ここにいたいだけなのに。
昨日見た夢。サイコ系です。
実際はかなり頭おかしい夢でちょっと怖かったので、ここに吐き出させてください。
ぽたり、ぽたり、雫が落ちる音がする。
目を覚ますと正方形の格子状に線が入った薄灰色の天井が広がっていた。汚れた色ではなく、元からその色らしい。
視線をずらせば柔らかなモスグリーンのカーテン。
それに区切られた空間の中に置かれたベッドにわたしは寝ていて、右腕には点滴の針が刺さっているのか管が伸びて液体の入った透明な袋に繋がっている。
――…ここは病院だ。
どこのとは分からないものの、安堵感に溜め息が漏れる。
ずっと入院したかった。この必要以上構われない、しかし常に誰かの気配が遠くにある感覚が酷く心地好い。
この場所に恋い焦がれていると言っても過言ではないくらい、わたしはここが好きだ。
寒くも暑くもない空気を吸い込む。
独特な病院の匂いに肩の力が抜ける。
起き上がってみれば胸に心電図を図る小さな機械が取り付けられ、隣のナースセンターからピピピ…と電子音が響いた。

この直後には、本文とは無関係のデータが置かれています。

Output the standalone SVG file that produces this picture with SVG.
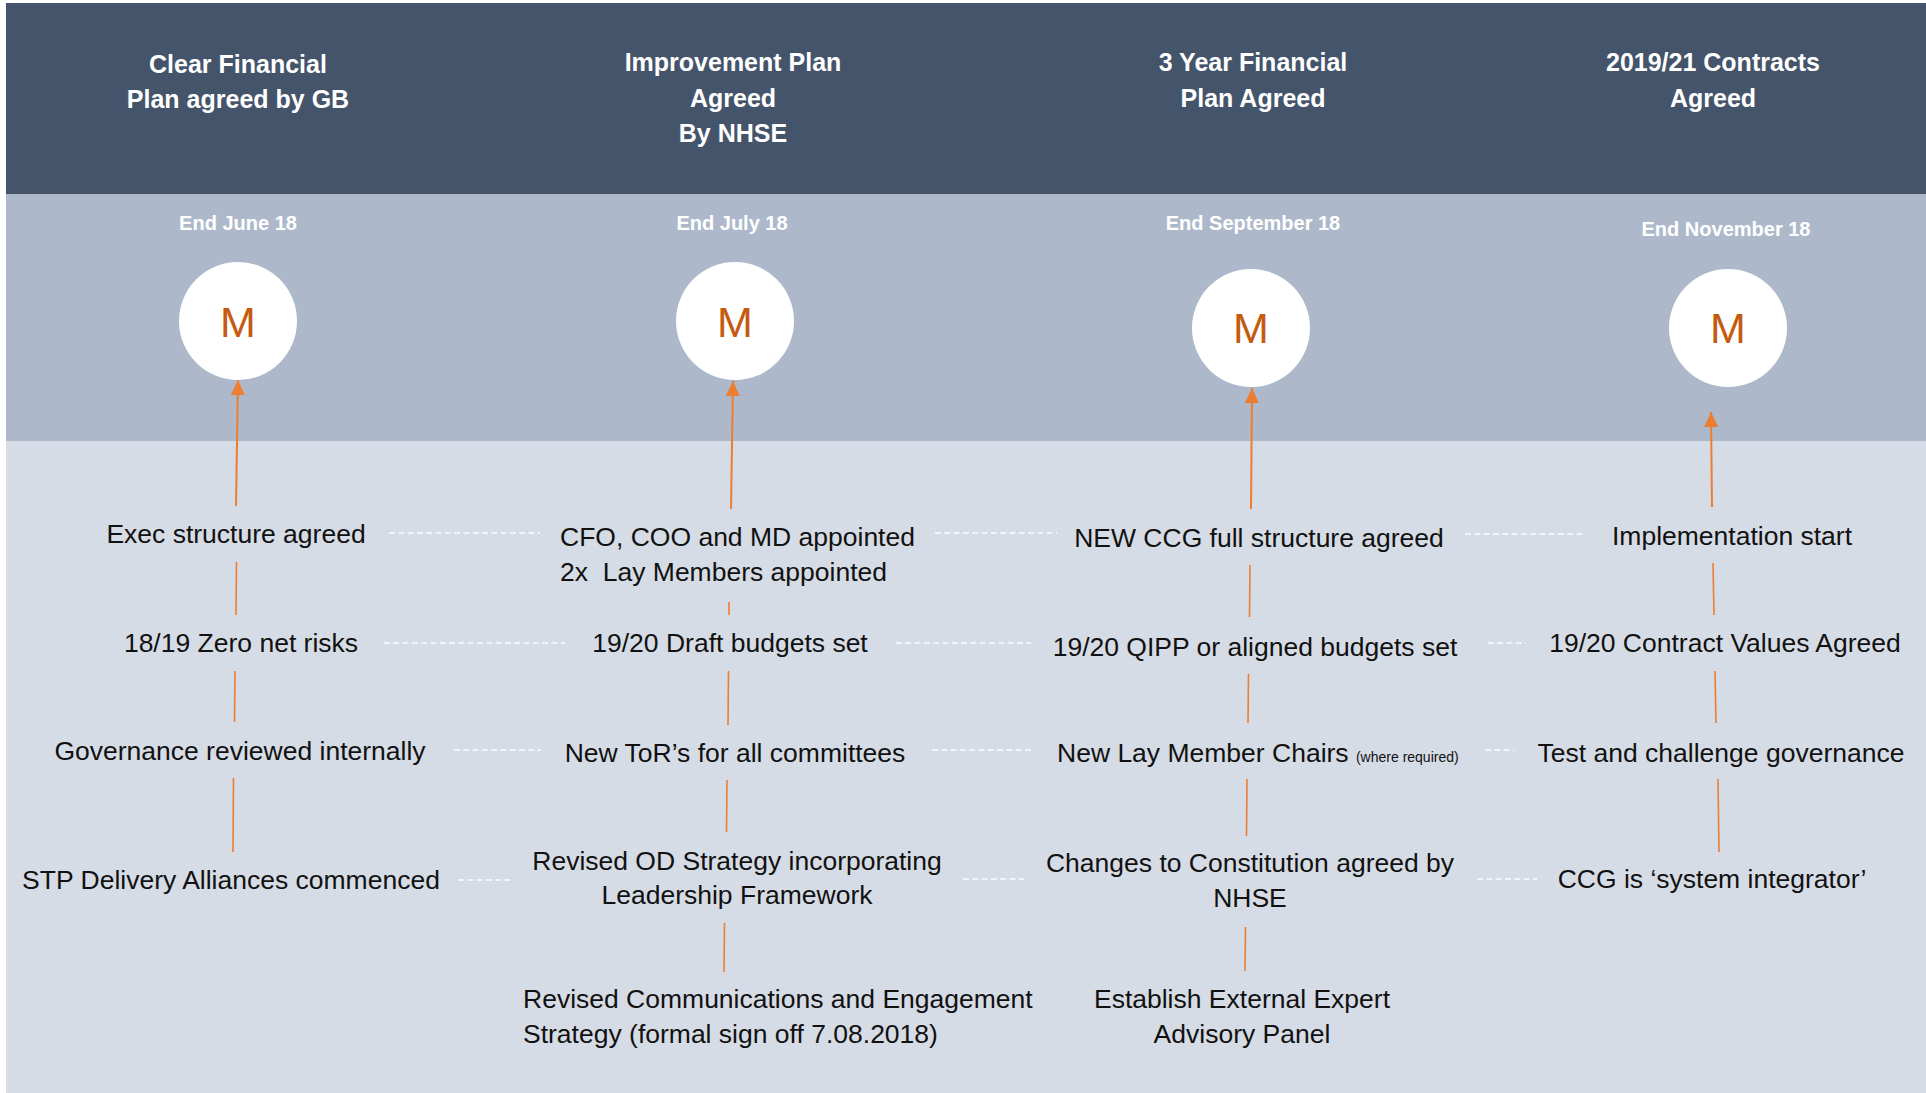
<svg xmlns="http://www.w3.org/2000/svg" width="1926" height="1093" viewBox="0 0 1926 1093">
<style>
.hd{font-family:"Liberation Sans",Arial,sans-serif;font-weight:bold;font-size:25px;fill:#ffffff;text-anchor:middle}
.dt{font-family:"Liberation Sans",Arial,sans-serif;font-weight:bold;font-size:20px;fill:#ffffff;text-anchor:middle}
.m{font-family:"Liberation Sans",Arial,sans-serif;font-size:43px;fill:#C55A11;text-anchor:middle}
.tx{font-family:"Liberation Sans",Arial,sans-serif;font-size:26.5px;fill:#111111}
.c{text-anchor:middle}
.sm{font-size:14px}
.ms{fill:#ffffff}
.arr{stroke:#ED7D31;stroke-width:2;fill:none}
.vl{stroke:#ED7D31;stroke-width:1.6;fill:none}
.dl{stroke:#ffffff;stroke-opacity:0.9;stroke-width:1.4;stroke-dasharray:6 3.3;fill:none}
</style>
<defs>
<marker id="ah" markerUnits="userSpaceOnUse" markerWidth="16" markerHeight="15" refX="15" refY="7" orient="auto">
<path d="M0,0 L15,7 L0,14 z" fill="#ED7D31"/>
</marker>
</defs>
<rect x="0" y="0" width="1926" height="1093" fill="#ffffff"/>
<rect x="6" y="3" width="1920" height="191" fill="#44546A"/>
<rect x="6" y="194" width="1920" height="247" fill="#ADB9CA"/>
<rect x="6" y="441" width="1920" height="652" fill="#D6DCE5"/>

<g id="header-1"><text class="hd" x="238" y="73">Clear Financial</text><text class="hd" x="238" y="108">Plan agreed by GB</text></g>
<g id="header-2"><text class="hd" x="733" y="71">Improvement Plan</text><text class="hd" x="733" y="107">Agreed</text><text class="hd" x="733" y="142">By NHSE</text></g>
<g id="header-3"><text class="hd" x="1253" y="71">3 Year Financial</text><text class="hd" x="1253" y="107">Plan Agreed</text></g>
<g id="header-4"><text class="hd" x="1713" y="71">2019/21 Contracts</text><text class="hd" x="1713" y="107">Agreed</text></g>

<g id="milestone-1"><text class="dt" x="238" y="230">End June 18</text><circle class="ms" cx="238" cy="321" r="59"/><text class="m" x="238" y="337">M</text></g>
<g id="milestone-2"><text class="dt" x="732" y="230">End July 18</text><circle class="ms" cx="735" cy="321" r="59"/><text class="m" x="735" y="337">M</text></g>
<g id="milestone-3"><text class="dt" x="1253" y="230">End September 18</text><circle class="ms" cx="1251" cy="328" r="59"/><text class="m" x="1251" y="343">M</text></g>
<g id="milestone-4"><text class="dt" x="1726" y="236">End November 18</text><circle class="ms" cx="1728" cy="328" r="59"/><text class="m" x="1728" y="343">M</text></g>

<g id="connectors">
<line class="arr" x1="236" y1="506" x2="238" y2="380" marker-end="url(#ah)"/>
<line class="arr" x1="731" y1="509" x2="733" y2="381" marker-end="url(#ah)"/>
<line class="arr" x1="1251" y1="509" x2="1252" y2="388" marker-end="url(#ah)"/>
<line class="arr" x1="1712" y1="507" x2="1711" y2="412" marker-end="url(#ah)"/>

<line class="vl" x1="236.5" y1="562" x2="236" y2="615"/>
<line class="vl" x1="235" y1="671" x2="234.5" y2="722"/>
<line class="vl" x1="233.5" y1="778" x2="233" y2="852"/>
<line class="vl" x1="729" y1="602" x2="729" y2="615"/>
<line class="vl" x1="728.5" y1="671" x2="728" y2="725"/>
<line class="vl" x1="727" y1="780" x2="726.5" y2="832"/>
<line class="vl" x1="724.5" y1="923" x2="724" y2="972"/>
<line class="vl" x1="1250" y1="565" x2="1249.5" y2="617"/>
<line class="vl" x1="1248.5" y1="674" x2="1248" y2="723"/>
<line class="vl" x1="1247" y1="779" x2="1246.5" y2="836"/>
<line class="vl" x1="1245.5" y1="927" x2="1245" y2="971"/>
<line class="vl" x1="1713" y1="563" x2="1714" y2="615"/>
<line class="vl" x1="1715" y1="671" x2="1716" y2="723"/>
<line class="vl" x1="1718" y1="779" x2="1719" y2="852"/>

<line class="dl" x1="389" y1="533" x2="540" y2="533"/>
<line class="dl" x1="935" y1="533" x2="1057" y2="533"/>
<line class="dl" x1="1465" y1="534" x2="1586" y2="534"/>
<line class="dl" x1="384" y1="643" x2="565" y2="643"/>
<line class="dl" x1="896" y1="643" x2="1031" y2="643"/>
<line class="dl" x1="1488" y1="643" x2="1526" y2="643"/>
<line class="dl" x1="454" y1="750" x2="541" y2="750"/>
<line class="dl" x1="932" y1="750" x2="1035" y2="750"/>
<line class="dl" x1="1485" y1="750" x2="1514" y2="750"/>
<line class="dl" x1="458" y1="880" x2="510" y2="880"/>
<line class="dl" x1="963" y1="879" x2="1024" y2="879"/>
<line class="dl" x1="1477" y1="879" x2="1537" y2="879"/>
</g>

<g id="task-1-1"><text class="tx c" x="236" y="543">Exec structure agreed</text></g>
<g id="task-1-2"><text class="tx c" x="241" y="652">18/19 Zero net risks</text></g>
<g id="task-1-3"><text class="tx c" x="240" y="760">Governance reviewed internally</text></g>
<g id="task-1-4"><text class="tx c" x="231" y="889">STP Delivery Alliances commenced</text></g>

<g id="task-2-1"><text class="tx" x="560" y="546">CFO, COO and MD appointed</text><text class="tx" x="560" y="581" xml:space="preserve">2x  Lay Members appointed</text></g>
<g id="task-2-2"><text class="tx c" x="730" y="652">19/20 Draft budgets set</text></g>
<g id="task-2-3"><text class="tx c" x="735" y="762">New ToR’s for all committees</text></g>
<g id="task-2-4"><text class="tx c" x="737" y="870">Revised OD Strategy incorporating</text><text class="tx c" x="737" y="904">Leadership Framework</text></g>
<g id="task-2-5"><text class="tx" x="523" y="1008">Revised Communications and Engagement</text><text class="tx" x="523" y="1043">Strategy (formal sign off 7.08.2018)</text></g>

<g id="task-3-1"><text class="tx c" x="1259" y="547">NEW CCG full structure agreed</text></g>
<g id="task-3-2"><text class="tx c" x="1255" y="656">19/20 QIPP or aligned budgets set</text></g>
<g id="task-3-3"><text class="tx" x="1057" y="762">New Lay Member Chairs <tspan class="sm">(where required)</tspan></text></g>
<g id="task-3-4"><text class="tx c" x="1250" y="872">Changes to Constitution agreed by</text><text class="tx c" x="1250" y="907">NHSE</text></g>
<g id="task-3-5"><text class="tx c" x="1242" y="1008">Establish External Expert</text><text class="tx c" x="1242" y="1043">Advisory Panel</text></g>

<g id="task-4-1"><text class="tx c" x="1732" y="545">Implementation start</text></g>
<g id="task-4-2"><text class="tx c" x="1725" y="652">19/20 Contract Values Agreed</text></g>
<g id="task-4-3"><text class="tx c" x="1721" y="762">Test and challenge governance</text></g>
<g id="task-4-4"><text class="tx c" x="1712" y="888">CCG is ‘system integrator’</text></g>
</svg>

少ししてナースがやって来て起き上がったわたしをまた寝かせ、手にしていた新しい液体の入った袋を点滴台から交換していく。
何となく、あれは安定剤か鎮静剤なのだなあと思う。
また一人ぼっちになると、お手洗いに行きたくなる。
ベッドから起きてスリッパを履き、立ち上がると、ナースセンターから微かな話し声が聞こえてきた。
「……号室の患者さん、拘束抜けちゃったらしいのよ」
「それ三階の?危なくないですか?」
「ええ、すぐにでも探さないとって大騒ぎみたい」
よく分からないが大変そうだ。
「被害が出る前に他の患者さんを一旦外に出さないと…」
ピタリと足が止まった。
外に出すだって?冗談じゃない!
もうわたしは外の世界になんか出たくない。
「…そうだ、殺せばいいんだ」
危ないって言われるようなヤツなら死んだって構わないだろう。
一旦戻ってベッドの周りを探すとお見舞いの果物と一緒に折りたたみ式の果物ナイフがあった。
それを手に隠し持ってお手洗いへ向かった。
用を足し、手を洗いながら考える。
どこにソイツはいるんだろう。
三階って言っていたから下りなきゃいけないかな。
でもエレベーターは鍵がないと使えないし、階段で下りるのは骨が折れそうだ。
ふとお手洗いから出ようとして廊下に誰か人の気配を感じた。
他の患者かと思ったが、どうにも入って来る様子はない。
――……まさか…?
果物ナイフを開き、右で逆手に持ちながらジリジリと出入り口へ行く。
角を曲がった瞬間に誰かがわたしの肩を掴み、床へ引き倒された。
ぐさり、左脇腹に何かが刺さる感触。
わたしは目の前にある長身に躊躇うことなく果物ナイフを突き立てた。
すると今まで聞いたこともないような、聞くに堪えない悲鳴が廊下にこだまする。
それに押されるように二度、三度突き刺せば目の前の身体はバッタリ倒れて動かなくなった。
足音に相手だが自分のだが判らない紅がゆっくり広がり、無機質な世界に色を付けていく。
「…これで帰らなくて済む」
腹が痛いけれど、嬉しさに笑みが浮かぶ。
これで外に出る必要がなくなる。
わたしはここにいられる。
「あはは、あはははははっ」
ナースのやって来る足音を聞きながら喜びのあまり笑いが止まらなかった。